__EXERCISE INSTRUCTIONS__.
Pull out every line in the data that has the string "with" in it.

====

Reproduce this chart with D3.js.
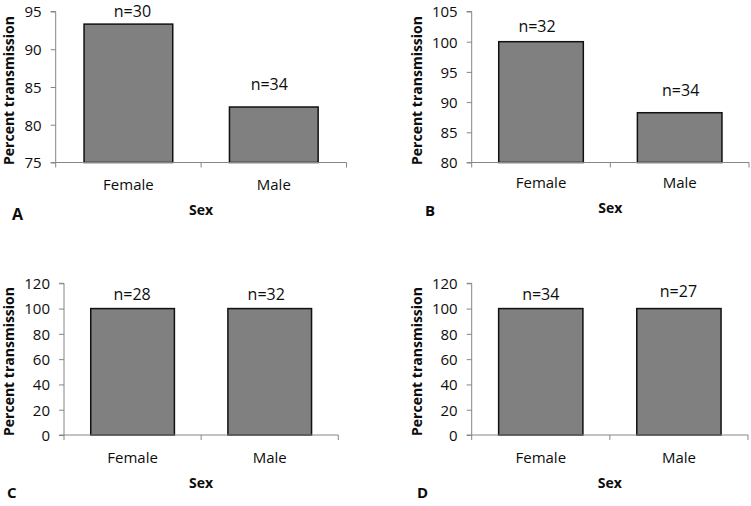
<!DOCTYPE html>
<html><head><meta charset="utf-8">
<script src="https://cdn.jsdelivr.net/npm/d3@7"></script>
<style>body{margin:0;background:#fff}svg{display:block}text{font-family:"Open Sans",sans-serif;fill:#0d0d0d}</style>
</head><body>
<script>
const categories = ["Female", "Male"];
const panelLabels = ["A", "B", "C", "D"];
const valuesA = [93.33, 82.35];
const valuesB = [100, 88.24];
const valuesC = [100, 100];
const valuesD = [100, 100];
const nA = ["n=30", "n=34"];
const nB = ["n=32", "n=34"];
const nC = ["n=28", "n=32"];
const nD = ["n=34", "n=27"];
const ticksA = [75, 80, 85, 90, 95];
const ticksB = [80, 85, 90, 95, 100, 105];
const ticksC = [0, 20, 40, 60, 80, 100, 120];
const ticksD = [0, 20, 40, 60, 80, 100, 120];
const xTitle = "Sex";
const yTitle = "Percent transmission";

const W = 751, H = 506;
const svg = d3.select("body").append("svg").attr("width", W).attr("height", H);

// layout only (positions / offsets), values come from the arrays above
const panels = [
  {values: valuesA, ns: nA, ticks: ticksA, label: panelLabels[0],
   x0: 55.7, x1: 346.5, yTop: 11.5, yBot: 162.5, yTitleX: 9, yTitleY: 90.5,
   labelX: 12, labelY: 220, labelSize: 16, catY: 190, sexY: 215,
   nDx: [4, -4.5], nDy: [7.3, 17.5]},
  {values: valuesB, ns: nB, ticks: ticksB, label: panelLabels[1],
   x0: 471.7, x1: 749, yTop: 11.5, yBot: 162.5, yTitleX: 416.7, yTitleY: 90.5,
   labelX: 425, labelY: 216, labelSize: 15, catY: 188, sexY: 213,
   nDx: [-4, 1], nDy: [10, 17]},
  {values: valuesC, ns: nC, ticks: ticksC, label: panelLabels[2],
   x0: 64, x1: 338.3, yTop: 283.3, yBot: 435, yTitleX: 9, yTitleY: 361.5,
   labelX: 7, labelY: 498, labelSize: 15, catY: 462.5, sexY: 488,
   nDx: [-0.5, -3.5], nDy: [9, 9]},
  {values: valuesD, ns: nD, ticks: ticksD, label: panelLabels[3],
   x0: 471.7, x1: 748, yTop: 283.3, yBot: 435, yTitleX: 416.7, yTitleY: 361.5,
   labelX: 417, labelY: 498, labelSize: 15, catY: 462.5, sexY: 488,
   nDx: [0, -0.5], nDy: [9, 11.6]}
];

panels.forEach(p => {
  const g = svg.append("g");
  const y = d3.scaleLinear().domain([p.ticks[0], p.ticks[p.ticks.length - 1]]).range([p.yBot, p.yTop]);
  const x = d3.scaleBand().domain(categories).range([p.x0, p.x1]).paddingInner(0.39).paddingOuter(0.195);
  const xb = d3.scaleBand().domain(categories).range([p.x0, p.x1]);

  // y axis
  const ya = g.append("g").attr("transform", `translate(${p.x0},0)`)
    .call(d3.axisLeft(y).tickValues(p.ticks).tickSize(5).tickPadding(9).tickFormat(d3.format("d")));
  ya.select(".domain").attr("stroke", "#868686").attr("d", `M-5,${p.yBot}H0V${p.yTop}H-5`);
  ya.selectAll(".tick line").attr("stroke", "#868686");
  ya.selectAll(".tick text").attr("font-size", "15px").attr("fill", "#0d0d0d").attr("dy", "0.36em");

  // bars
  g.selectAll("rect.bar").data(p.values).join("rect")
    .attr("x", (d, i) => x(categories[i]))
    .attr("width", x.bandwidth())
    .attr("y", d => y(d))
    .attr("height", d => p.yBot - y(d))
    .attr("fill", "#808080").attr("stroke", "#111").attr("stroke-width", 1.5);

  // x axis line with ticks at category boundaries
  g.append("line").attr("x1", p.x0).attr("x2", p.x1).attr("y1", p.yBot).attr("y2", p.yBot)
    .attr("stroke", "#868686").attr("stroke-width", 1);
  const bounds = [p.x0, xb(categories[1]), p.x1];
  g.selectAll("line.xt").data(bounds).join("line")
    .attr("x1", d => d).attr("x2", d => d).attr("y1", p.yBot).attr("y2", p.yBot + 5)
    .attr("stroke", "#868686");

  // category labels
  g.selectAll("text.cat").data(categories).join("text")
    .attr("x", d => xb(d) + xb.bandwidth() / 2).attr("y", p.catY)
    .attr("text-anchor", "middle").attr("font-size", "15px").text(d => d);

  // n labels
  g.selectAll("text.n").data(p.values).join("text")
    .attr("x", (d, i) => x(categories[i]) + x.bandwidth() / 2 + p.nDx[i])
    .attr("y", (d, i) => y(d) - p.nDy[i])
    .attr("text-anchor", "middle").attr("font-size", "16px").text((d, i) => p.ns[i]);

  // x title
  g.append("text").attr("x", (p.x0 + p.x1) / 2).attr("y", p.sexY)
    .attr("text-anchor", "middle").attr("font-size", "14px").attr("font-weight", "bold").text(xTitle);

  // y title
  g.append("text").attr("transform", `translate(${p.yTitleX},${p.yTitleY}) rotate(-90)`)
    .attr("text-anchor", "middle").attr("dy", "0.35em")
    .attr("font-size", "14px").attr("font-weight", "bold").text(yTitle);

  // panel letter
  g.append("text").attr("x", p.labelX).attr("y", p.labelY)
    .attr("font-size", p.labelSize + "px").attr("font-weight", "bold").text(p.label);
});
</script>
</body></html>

====

__SOLUTION TO THIS TASK__.
Reproduce this chart with D3.js.
  // x axis line with ticks at category boundaries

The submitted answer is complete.